Version: 0.2.0
EdgeTrain is a Python package designed to dynamically adjust deep learning training parameters and strategies based on CPU and GPU performance. It optimizes the training process by adjusting batch size and learning rate to ensure efficient training without overutilizing or underutilizing available resources. This package is specifically designed to balance model training performance and memory usage on edge AI devices, laptops or other setups that have limited memory.
EdgeTrain monitors CPU and GPU usage in real-time and automatically adjusts hyperparameters during training:
- Batch Size: Increases or decreases to optimize memory usage.
- Learning Rate: Adjusts based on model performance to improve training efficiency.
EdgeTrain logs system performance and training parameters, allowing post-hoc visualization of:
- Resource utilization over time.
- Training parameter adjustments across epochs.
- Correlations between resource usage and model performance.
The provided visualization tools illustrate how system resources are being utilized and how training parameters evolve during training.
EdgeTrain is highly customizable. You can easily modify:
- Resource Adjustment Thresholds: Set CPU/GPU usage ranges to trigger adjustments.
- Training Configuration Settings: Adjust batch size increment, learning rate adjustments, and more.
- Fixed Pruning Strategy: Pruning is applied with a constant ratio and stripped at the end to improve deployment efficiency.
This version introduces a refined adaptive training strategy with a constant pruning ratio. Key updates:
- Score Calculation: This version now computes an accuracy score and a memory score based on resource usage and model performance.

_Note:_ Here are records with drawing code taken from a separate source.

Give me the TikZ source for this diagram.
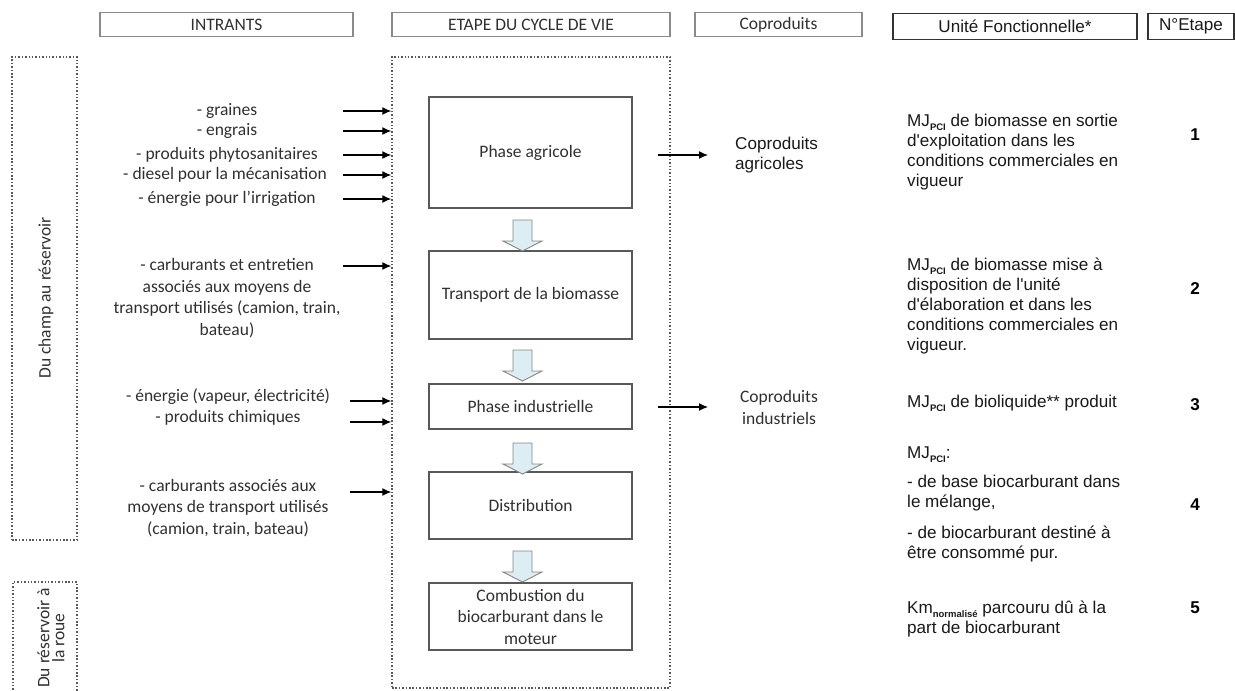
\documentclass[tikz,border=0pt]{standalone}
\usepackage{fontspec}
\setmainfont{Carlito}
\newfontfamily\arialfont{Liberation Sans}
\usetikzlibrary{arrows.meta}

\definecolor{txtgray}{HTML}{303030}
\definecolor{framegray}{HTML}{8A8A8A}
\definecolor{flowfill}{HTML}{DCEEF3}
\definecolor{flowline}{HTML}{858585}

% small lowered index used in the functional units (MJ_PCI, Km_normalise)
\newcommand{\lowidx}[1]{\raisebox{-4pt}{\fontsize{9.5}{9.5}\selectfont\bfseries #1}}

\tikzset{
  cal/.style={font=\fontsize{17.5}{21.5}\selectfont, text=txtgray, inner sep=0pt},
  ari/.style={font=\arialfont\fontsize{17.1}{20}\selectfont, text=black!90, inner sep=0pt},
  stepnum/.style={font=\arialfont\bfseries\fontsize{17.1}{20}\selectfont, inner sep=0pt},
  headbox/.style={draw=framegray, line width=1.2pt},
  headboxdark/.style={draw=black!80, line width=1.2pt},
  dotframe/.style={draw=black!65, line width=1.5pt, dash pattern=on 1.5pt off 1.9pt},
  phasebox/.style={cal, draw=black!65, line width=1.1pt, align=center},
  inarrow/.style={-{Latex[length=9pt,width=8pt]}, line width=1.2pt},
  flowarrow/.style={fill=flowfill, draw=flowline, line width=0.9pt},
  pics/flowdown/.style={code={
    \draw[flowarrow] (-9.5,0) -- (9.5,0) -- (9.5,21) -- (19.5,21) -- (0,31)
      -- (-19.5,21) -- (-9.5,21) -- cycle;}},
}

\begin{document}
\begin{tikzpicture}[x=1pt, y=-1pt]
\useasboundingbox (0,0) rectangle (1235,691);

% ---- column headers
\node[headbox, cal, minimum width=253pt, minimum height=24pt] (hIn) at (226.5,24.5) {INTRANTS};
\node[headbox, cal, minimum width=278pt, minimum height=24pt] (hStage) at (531,24.5) {ETAPE DU CYCLE DE VIE};
\node[headbox, cal, minimum width=167pt, minimum height=24pt] (hCo) at (778.5,24.5) {Coproduits};
\node[headboxdark, ari, minimum width=244pt, minimum height=26pt] (hUF) at (1015,26.5) {Unité Fonctionnelle*};
\node[headboxdark, ari, minimum width=86pt, minimum height=26pt] (hNum) at (1191,26.5) {N°Etape};

% ---- scope frames on the left
\node[dotframe, minimum width=65pt, minimum height=483pt] (champbox) at (44.5,298.5) {};
\node[cal, rotate=90] (champ) at (46,298) {Du champ au réservoir};
\draw[dotframe] (13,700) |- (77,582) -- (77,700);
\node[cal, rotate=90, align=center, font=\fontsize{17.5}{15}\selectfont] (roue) at (51,638) {Du réservoir à\\la roue};

% ---- life-cycle frame and stages
\node[dotframe, minimum width=278pt, minimum height=631pt] (cycle) at (531,372.5) {};

\node[phasebox, minimum width=203pt, minimum height=111pt] (agri) at (530.5,152.5) {Phase agricole};
\node[phasebox, minimum width=203pt, minimum height=88pt] (trans) at (530.5,295) {Transport de la biomasse};
\node[phasebox, minimum width=203pt, minimum height=45pt] (indus) at (530.5,406.5) {Phase industrielle};
\node[phasebox, minimum width=203pt, minimum height=67pt] (distr) at (530.5,505.5) {Distribution};
\node[phasebox, minimum width=203pt, minimum height=67pt] (combu) at (530.5,616.5) {Combustion du\\biocarburant dans le\\moteur};

% block arrows between stages
\pic at (522.5,220) {flowdown};
\pic at (522.5,350) {flowdown};
\pic at (522.5,443) {flowdown};
\pic at (522.5,551) {flowdown};

% ---- inputs
\node[cal] (i1) at (227,111) {- graines};
\node[cal] (i2) at (227,131) {- engrais};
\node[cal] (i3) at (227,155) {- produits phytosanitaires};
\node[cal] (i4) at (225,175) {- diesel pour la mécanisation};
\node[cal] (i5) at (227,199) {- énergie pour l’irrigation};
\node[cal, align=center] (i6) at (227,298) {- carburants et entretien\\associés aux moyens de\\transport utilisés (camion, train,\\bateau)};
\node[cal] (i7) at (228,397) {- énergie (vapeur, électricité)};
\node[cal] (i8) at (228,418) {- produits chimiques};
\node[cal, align=center] (i9) at (228,508) {- carburants associés aux\\moyens de transport utilisés\\(camion, train, bateau)};

\coordinate (a1) at (343,111);
\coordinate (a2) at (343,131);
\coordinate (a3) at (343,155);
\coordinate (a4) at (343,175);
\coordinate (a5) at (343,199);
\coordinate (a6) at (343,266);
\coordinate (a7) at (350,401);
\coordinate (a8) at (350,422);
\coordinate (a9) at (350,492);
\foreach \a in {a1,a2,a3,a4,a5,a6,a7,a8,a9}
  \draw[inarrow] (\a) -- (\a -| cycle.west);

% ---- co-products
\coordinate (o1) at (658,155);
\coordinate (o2) at (658,407);
\coordinate (t1) at (708,155);
\coordinate (t2) at (708,407);
\draw[inarrow] (o1) -- (t1);
\draw[inarrow] (o2) -- (t2);
\node[ari, align=left, anchor=west] (coagri) at (735,155) {Coproduits\\agricoles};
\node[cal, align=center] (coind) at (779,407.5) {Coproduits\\industriels};

% ---- functional units
\node[ari, align=left, anchor=north west] (uf1) at (907,114) {MJ\lowidx{PCI} de biomasse en sortie\\d'exploitation dans les\\conditions commerciales en\\vigueur};
\node[ari, align=left, anchor=north west] (uf2) at (907,258) {MJ\lowidx{PCI} de biomasse mise à\\disposition de l'unité\\d'élaboration et dans les\\conditions commerciales en\\vigueur.};
\node[ari, anchor=west] (uf3) at (907,403) {MJ\lowidx{PCI} de bioliquide** produit};
\node[ari, align=left, anchor=north west] (uf4) at (907,447) {MJ\lowidx{PCI}:\\[9pt]- de base biocarburant dans\\le mélange,\\[11pt]- de biocarburant destiné à\\être consommé pur.};
\node[ari, align=left, anchor=north west] (uf5) at (907,601) {Km\lowidx{normalisé} parcouru dû à la\\part de biocarburant};

% ---- step numbers
\node[stepnum] (n1) at (1195,135) {1};
\node[stepnum] (n2) at (1195,289) {2};
\node[stepnum] (n3) at (1195,405) {3};
\node[stepnum] (n4) at (1195,505) {4};
\node[stepnum] (n5) at (1195,608) {5};
\end{tikzpicture}
\end{document}
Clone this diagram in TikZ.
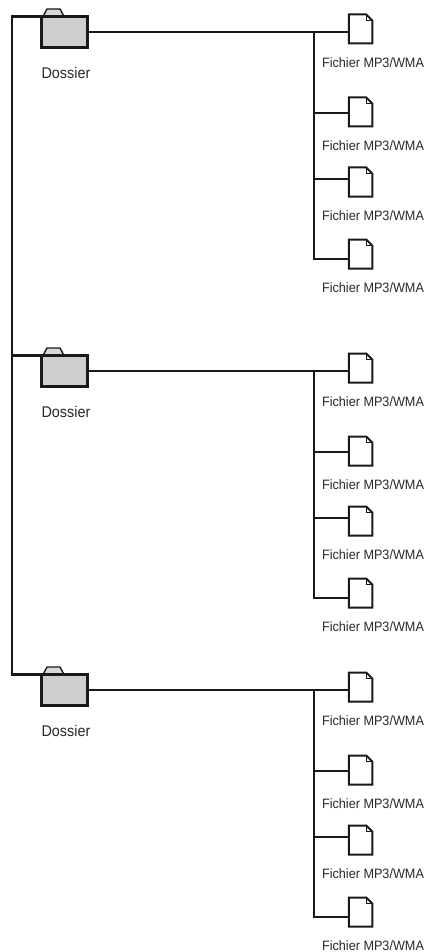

- Parameter Prioritization: Accuracy and memory scores are weighted according to default or user-defined priority weighting schemes to idenfity a priority order for parameter adjustment. Only the top priority paramater is adjusted in each epoch.
- Batch size priority is weighted by memory usage.
- Learning rate priority is inversely weighted by accuracy improvement (i.e. increases if accuracy stagnates).
- Fixed Pruning Ratio: Pruning is constant and is stripped at the end.
- Code Quality Improvements: Added pre-commit hooks and CI linting for consistency.
You can install the latest version of EdgeTrain via pip:
pip install https://github.com/BradleyEdelman/EdgeTrain/releases/download/v0.2.0/edgetrain-0.2.0.tar.gz
Alternatively, clone the repository and install manually:
# Clone the repository
git clone https://github.com/BradleyEdelman/edgetrain.git
# Checkout the desired version
cd edgetrain
git checkout tags/v0.2.0
# Install the package
pip install .
To use EdgeTrain, simply import the package and configure your training environment. Below is an example of using EdgeTrain with a TensorFlow model:
import edgetrain
# Example of resource monitoring and training with dynamic adjustments
train_dataset = {'images': train_images, 'labels': train_labels}
final_model, history = edgetrain.dynamic_train(
train_dataset,
epochs=10,
batch_size=32,
lr=1e-3,
log_file="resource_log.csv",
dynamic_adjustments=True
)
# Plot resource usage, parameter scoring and prioritization, and parameter values over time
edgetrain.log_usage_plot("resource_log.csv")
EdgeTrain/
├── edgetrain/
│ ├── __init__.py
│ ├── adjust_train_parameters.py
│ ├── calculate_priorities.py
│ ├── calculate_scores.py
│ ├── create_model.py
│ ├── dynamic_train.py
│ ├── edgetrain_folder.py
│ ├── resource_monitor.py
│ └── train_visualize.py
│
├── notebooks/
│ └── EdgeTrain_example.ipynb
│
├── tests/
│ ├── __init__.py
│ ├── test_adjust_train_parameters.py
│ ├── test_calculate_priorities.py
│ ├── test_calculate_scores.py
│ ├── test_create_model_tf.py
│ ├── test_log_usage_once.py
│ └── test_sys_resources.py
│
├── .github/workflows/
│ ├── ci.yml
│ └── lint.yml
│
├── .flake8
├── .gitignore
├── .isort.cfg
├── .pre-commit-config.yaml
├── CHANGELOG.md
├── LICENSE
├── README.md
├── requirements-dev.txt
├── requirements.txt
├── setup.py
Contributions are welcomed:
- Reporting bugs or requesting features: GitHub Issues
- Improve documentation: Help refine explanations and add examples
- Testing: Test EdgeTrain using mode complex models and datasets in heavily resource-constrained environments
This project is licensed under the MIT License - see the LICENSE file for details.
- Currently supports TensorFlow only. Future updates will expand framework support.
- Gradient accumulation: Planned for a future release to further optimize memory usage
- Resource usage thresholds are still in an experimental phase and may require fine-tuning.